▶ **Directions for this task**: Extract only the first line of the listing and every line after it up to and including the one with "from matplotlib.transforms import". Omit the pictures.

▶ **Task input**:
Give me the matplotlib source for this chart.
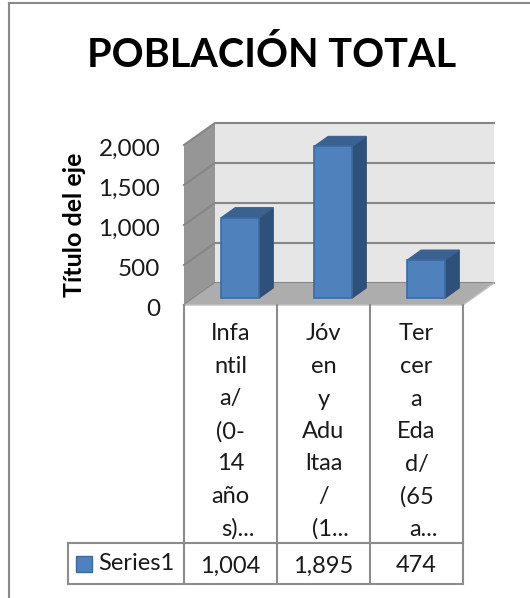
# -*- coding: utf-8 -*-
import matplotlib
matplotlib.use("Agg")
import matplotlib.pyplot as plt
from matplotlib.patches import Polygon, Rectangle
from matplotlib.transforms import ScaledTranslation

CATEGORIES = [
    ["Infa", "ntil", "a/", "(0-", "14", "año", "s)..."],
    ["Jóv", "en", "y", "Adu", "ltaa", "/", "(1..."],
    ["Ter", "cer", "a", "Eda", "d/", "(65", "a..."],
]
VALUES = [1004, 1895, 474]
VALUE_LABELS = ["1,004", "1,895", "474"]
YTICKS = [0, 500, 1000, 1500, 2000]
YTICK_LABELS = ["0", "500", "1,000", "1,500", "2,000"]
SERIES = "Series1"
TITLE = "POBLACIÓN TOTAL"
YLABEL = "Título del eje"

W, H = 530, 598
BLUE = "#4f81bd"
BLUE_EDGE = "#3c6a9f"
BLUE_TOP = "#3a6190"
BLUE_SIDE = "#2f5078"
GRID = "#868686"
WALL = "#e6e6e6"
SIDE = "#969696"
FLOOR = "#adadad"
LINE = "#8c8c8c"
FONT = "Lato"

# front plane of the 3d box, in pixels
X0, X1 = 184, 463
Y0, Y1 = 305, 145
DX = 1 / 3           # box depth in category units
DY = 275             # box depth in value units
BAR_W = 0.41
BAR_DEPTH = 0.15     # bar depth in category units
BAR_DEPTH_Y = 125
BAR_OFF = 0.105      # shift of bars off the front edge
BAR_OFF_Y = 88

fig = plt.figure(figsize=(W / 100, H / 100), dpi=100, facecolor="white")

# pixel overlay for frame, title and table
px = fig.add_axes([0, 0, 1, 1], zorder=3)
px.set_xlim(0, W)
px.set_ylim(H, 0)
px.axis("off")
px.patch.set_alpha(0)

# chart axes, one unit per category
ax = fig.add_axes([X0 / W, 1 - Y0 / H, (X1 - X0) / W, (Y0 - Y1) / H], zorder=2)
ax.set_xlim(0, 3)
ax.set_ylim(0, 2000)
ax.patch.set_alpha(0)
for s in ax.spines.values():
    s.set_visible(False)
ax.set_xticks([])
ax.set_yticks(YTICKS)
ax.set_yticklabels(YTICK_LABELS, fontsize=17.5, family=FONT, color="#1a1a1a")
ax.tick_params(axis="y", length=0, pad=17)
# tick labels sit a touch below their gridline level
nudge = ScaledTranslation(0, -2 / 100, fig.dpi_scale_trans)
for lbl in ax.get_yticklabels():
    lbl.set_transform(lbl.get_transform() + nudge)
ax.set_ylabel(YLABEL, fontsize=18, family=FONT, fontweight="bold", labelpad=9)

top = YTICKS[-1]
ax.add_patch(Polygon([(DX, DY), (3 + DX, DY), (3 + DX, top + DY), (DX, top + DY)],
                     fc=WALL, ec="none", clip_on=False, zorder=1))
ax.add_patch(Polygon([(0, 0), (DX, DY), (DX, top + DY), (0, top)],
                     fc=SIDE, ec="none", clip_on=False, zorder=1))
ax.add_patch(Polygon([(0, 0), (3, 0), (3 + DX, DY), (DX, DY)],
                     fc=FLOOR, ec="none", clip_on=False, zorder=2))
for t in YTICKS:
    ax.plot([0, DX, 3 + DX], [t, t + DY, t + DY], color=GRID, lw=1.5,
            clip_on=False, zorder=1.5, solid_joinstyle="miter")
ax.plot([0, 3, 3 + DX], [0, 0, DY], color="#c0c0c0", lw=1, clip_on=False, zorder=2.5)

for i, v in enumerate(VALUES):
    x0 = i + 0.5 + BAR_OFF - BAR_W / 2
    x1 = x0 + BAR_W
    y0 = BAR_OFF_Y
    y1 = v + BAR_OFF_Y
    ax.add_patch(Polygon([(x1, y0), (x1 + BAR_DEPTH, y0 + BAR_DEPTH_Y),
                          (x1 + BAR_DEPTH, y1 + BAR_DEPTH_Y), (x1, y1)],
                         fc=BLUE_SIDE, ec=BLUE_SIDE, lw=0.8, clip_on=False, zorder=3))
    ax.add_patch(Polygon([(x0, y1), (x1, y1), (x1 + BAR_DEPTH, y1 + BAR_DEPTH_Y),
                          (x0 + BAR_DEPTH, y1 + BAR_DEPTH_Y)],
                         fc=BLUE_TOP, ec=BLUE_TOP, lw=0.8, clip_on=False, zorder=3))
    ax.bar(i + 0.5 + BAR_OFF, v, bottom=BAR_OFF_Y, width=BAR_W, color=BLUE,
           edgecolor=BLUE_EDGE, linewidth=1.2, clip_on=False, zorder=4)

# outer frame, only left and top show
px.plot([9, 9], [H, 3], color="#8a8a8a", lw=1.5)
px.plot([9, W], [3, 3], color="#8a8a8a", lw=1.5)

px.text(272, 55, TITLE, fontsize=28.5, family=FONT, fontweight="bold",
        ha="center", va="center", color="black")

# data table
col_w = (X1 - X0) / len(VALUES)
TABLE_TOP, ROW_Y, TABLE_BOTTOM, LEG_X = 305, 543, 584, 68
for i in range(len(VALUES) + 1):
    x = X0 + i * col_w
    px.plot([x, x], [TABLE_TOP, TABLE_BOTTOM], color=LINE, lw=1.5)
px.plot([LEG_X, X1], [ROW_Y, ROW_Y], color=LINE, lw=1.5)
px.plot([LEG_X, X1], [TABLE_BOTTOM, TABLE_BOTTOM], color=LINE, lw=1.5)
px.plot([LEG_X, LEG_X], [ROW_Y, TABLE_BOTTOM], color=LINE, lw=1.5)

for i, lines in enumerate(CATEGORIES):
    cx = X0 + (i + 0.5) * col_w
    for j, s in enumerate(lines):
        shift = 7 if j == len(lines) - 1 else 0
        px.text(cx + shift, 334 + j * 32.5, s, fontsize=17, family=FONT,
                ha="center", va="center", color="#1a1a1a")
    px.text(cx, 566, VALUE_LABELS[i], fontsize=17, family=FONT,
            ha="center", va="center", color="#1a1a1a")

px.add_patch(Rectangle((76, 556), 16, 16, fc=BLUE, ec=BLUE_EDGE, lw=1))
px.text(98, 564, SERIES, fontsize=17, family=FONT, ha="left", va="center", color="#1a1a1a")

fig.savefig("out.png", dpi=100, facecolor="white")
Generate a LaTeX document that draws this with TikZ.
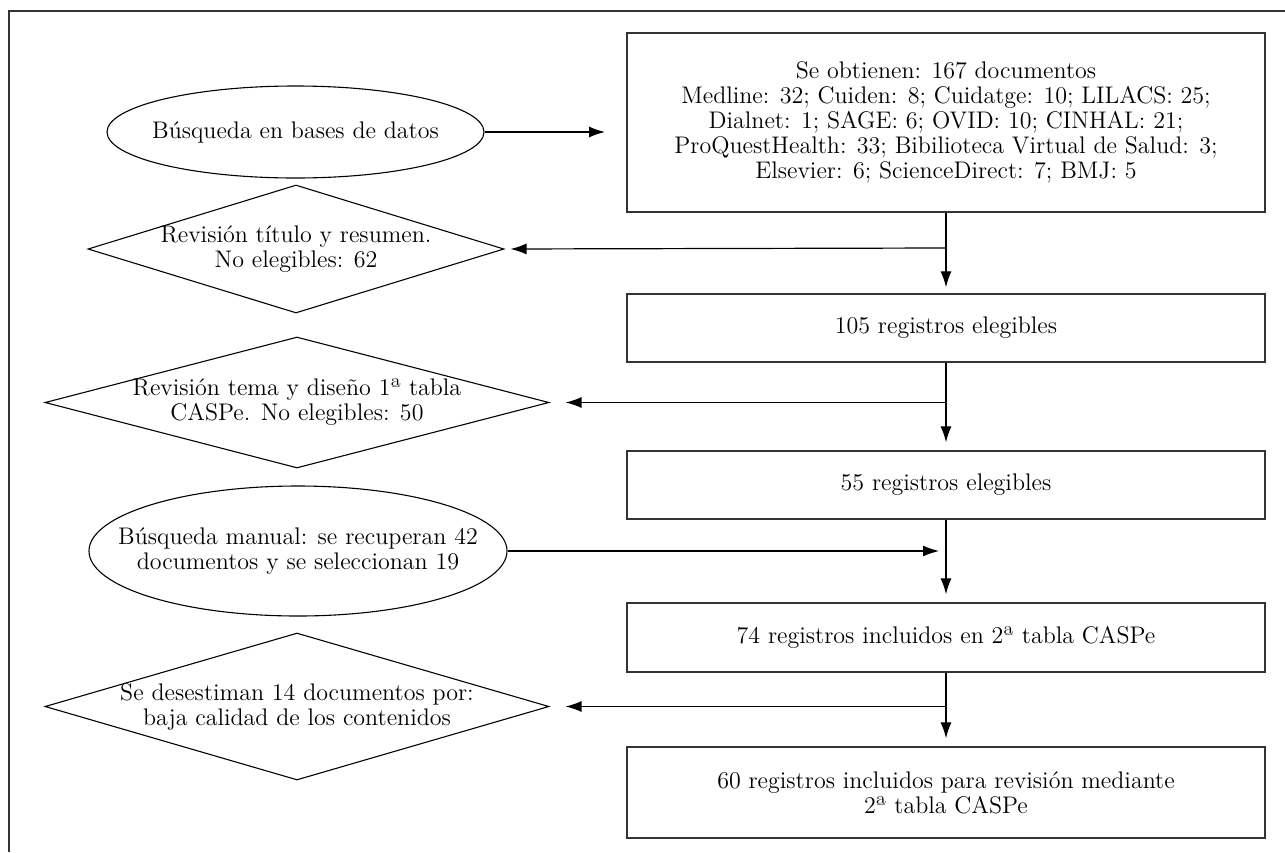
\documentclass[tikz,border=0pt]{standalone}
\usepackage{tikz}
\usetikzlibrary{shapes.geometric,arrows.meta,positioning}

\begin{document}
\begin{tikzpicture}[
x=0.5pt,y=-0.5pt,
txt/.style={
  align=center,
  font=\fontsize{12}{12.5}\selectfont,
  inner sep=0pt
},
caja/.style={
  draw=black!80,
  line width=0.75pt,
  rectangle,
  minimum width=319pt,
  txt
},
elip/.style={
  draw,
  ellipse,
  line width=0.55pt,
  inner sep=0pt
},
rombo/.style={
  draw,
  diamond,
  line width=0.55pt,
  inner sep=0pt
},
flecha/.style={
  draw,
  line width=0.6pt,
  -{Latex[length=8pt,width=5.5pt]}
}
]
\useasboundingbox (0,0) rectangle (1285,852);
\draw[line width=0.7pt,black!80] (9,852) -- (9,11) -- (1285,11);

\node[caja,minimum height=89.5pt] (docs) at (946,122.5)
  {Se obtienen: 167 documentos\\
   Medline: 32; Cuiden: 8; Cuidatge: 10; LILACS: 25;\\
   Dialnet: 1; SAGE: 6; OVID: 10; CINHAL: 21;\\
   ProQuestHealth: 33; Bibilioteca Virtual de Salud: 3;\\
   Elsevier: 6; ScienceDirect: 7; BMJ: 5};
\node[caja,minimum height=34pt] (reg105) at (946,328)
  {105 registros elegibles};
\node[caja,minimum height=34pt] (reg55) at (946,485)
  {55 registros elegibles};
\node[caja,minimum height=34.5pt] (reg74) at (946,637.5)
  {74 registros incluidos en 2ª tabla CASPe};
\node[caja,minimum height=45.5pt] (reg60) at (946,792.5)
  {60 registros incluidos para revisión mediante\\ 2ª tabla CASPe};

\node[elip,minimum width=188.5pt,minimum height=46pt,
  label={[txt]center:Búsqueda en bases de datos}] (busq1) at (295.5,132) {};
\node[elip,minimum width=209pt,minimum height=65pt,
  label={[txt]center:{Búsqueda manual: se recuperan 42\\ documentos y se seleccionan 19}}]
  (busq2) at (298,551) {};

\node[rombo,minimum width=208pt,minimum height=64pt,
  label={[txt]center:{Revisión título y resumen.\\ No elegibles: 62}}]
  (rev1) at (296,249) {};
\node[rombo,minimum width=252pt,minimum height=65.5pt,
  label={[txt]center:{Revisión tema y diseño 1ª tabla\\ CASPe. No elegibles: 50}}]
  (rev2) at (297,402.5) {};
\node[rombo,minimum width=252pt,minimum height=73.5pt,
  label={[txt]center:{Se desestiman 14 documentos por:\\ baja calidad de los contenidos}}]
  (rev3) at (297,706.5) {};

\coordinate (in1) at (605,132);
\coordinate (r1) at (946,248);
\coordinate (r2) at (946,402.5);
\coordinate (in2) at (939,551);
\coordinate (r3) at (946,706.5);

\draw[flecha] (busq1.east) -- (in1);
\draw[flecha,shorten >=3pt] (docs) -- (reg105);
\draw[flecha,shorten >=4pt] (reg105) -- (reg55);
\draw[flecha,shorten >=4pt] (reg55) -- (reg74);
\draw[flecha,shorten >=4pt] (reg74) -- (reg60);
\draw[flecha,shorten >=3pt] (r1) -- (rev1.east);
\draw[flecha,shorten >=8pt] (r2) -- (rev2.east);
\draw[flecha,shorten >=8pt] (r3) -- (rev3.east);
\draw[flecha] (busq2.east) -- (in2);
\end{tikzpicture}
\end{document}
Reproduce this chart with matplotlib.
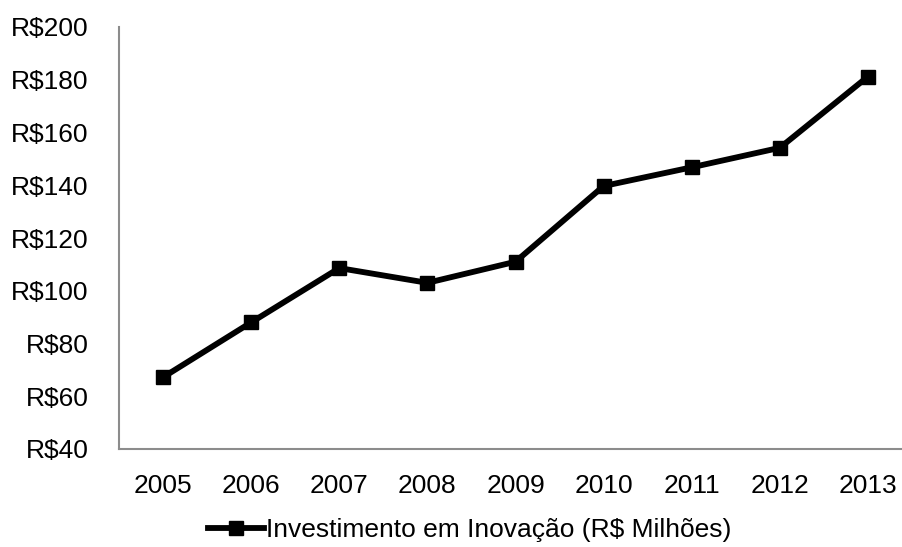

▶ **Complete output**:
Give me the matplotlib source for this chart.
# -*- coding: utf-8 -*-
import matplotlib
matplotlib.use("Agg")
import matplotlib.pyplot as plt
from matplotlib.patches import Polygon, Rectangle
from matplotlib.transforms import ScaledTranslation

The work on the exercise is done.